Understanding these dangers can protect your funds and your future.


1. No Legal Protection for Investors

Licensed platforms must follow strict regulations, including investor protection rules and dispute resolution mechanisms. Unlicensed platforms offer no legal safeguards, leaving users powerless if funds are lost or stolen.

If the platform disappears, your assets usually disappear with it.


2. High Risk of Scams and Fraud

Unregulated exchanges are frequently used for:

  • Exit scams
  • Fake token listings
  • Market manipulation
  • Ponzi and rug-pull schemes

Without oversight, operators can vanish overnight with customer funds.


3. Increased Chance of Asset Loss

Unlicensed platforms often lack proper security infrastructure:

  • No insurance coverage
  • Weak cybersecurity
  • No cold-storage custody
  • Poor internal controls

This makes them easy targets for hackers and internal theft.


4. No Transparency or Accountability

Licensed exchanges must publish compliance reports and follow auditing standards.
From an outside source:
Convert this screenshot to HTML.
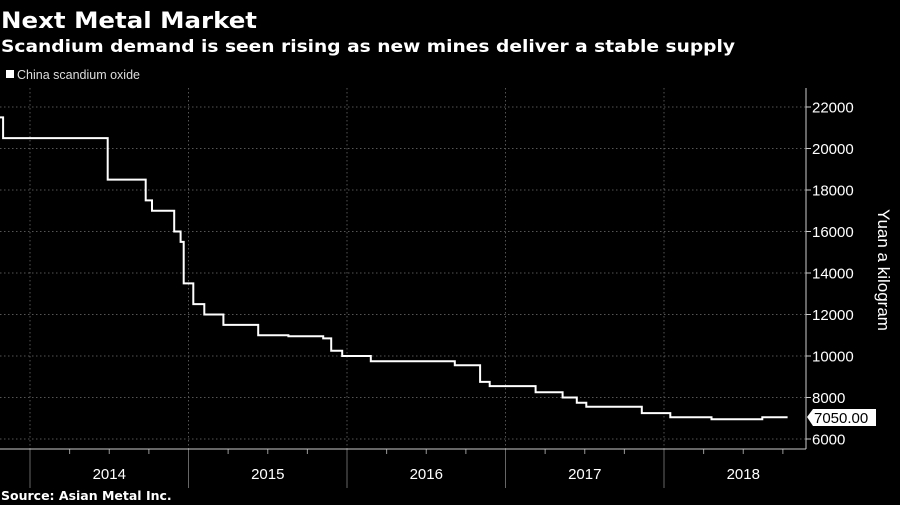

Unlicensed platforms provide little or no information about:

  • Company ownership
  • Financial reserves
  • Risk management policies
  • Custody procedures

This creates blind trust — one of the biggest threats in crypto.


5. Regulatory and Legal Consequences

Using unlicensed platforms can expose users to legal risks, including:

  • Frozen accounts
  • Blocked bank transfers
  • Regulatory investigations
  • Penalties or fines in certain jurisdictions

Governments are increasingly tracking and restricting unregulated crypto activity.


6. Limited Banking & Withdrawal Options

Unlicensed exchanges usually struggle with banking relationships, leading to:

  • Frozen withdrawals
  • Sudden account closures
  • Loss of fiat on-ramps
  • High withdrawal fees

Many users only realize this after their funds become trapped.


7. Lack of Customer Support

Most unlicensed platforms offer little to no customer service. In case of problems:

  • Tickets go unanswered
  • Accounts remain locked
  • Issues remain unresolved

Users are left helpless.


How to Protect Yourself

Always choose platforms that are

  • Licensed by a recognized regulator
  • Transparent about operations
  • Audited regularly
  • Known for strong security standards

Before investing, verify the platform’s license directly with the official regulator’s registry.


Final Thoughts

Unlicensed cryptocurrency platforms are convenient, but they come at a high price. Any short-term gains are greatly outweighed by the risks, which range from fraud and hacking to permanent fund loss.

In crypto, security begins with regulation. Choosing licensed platforms isn’t just smart—it’s essential.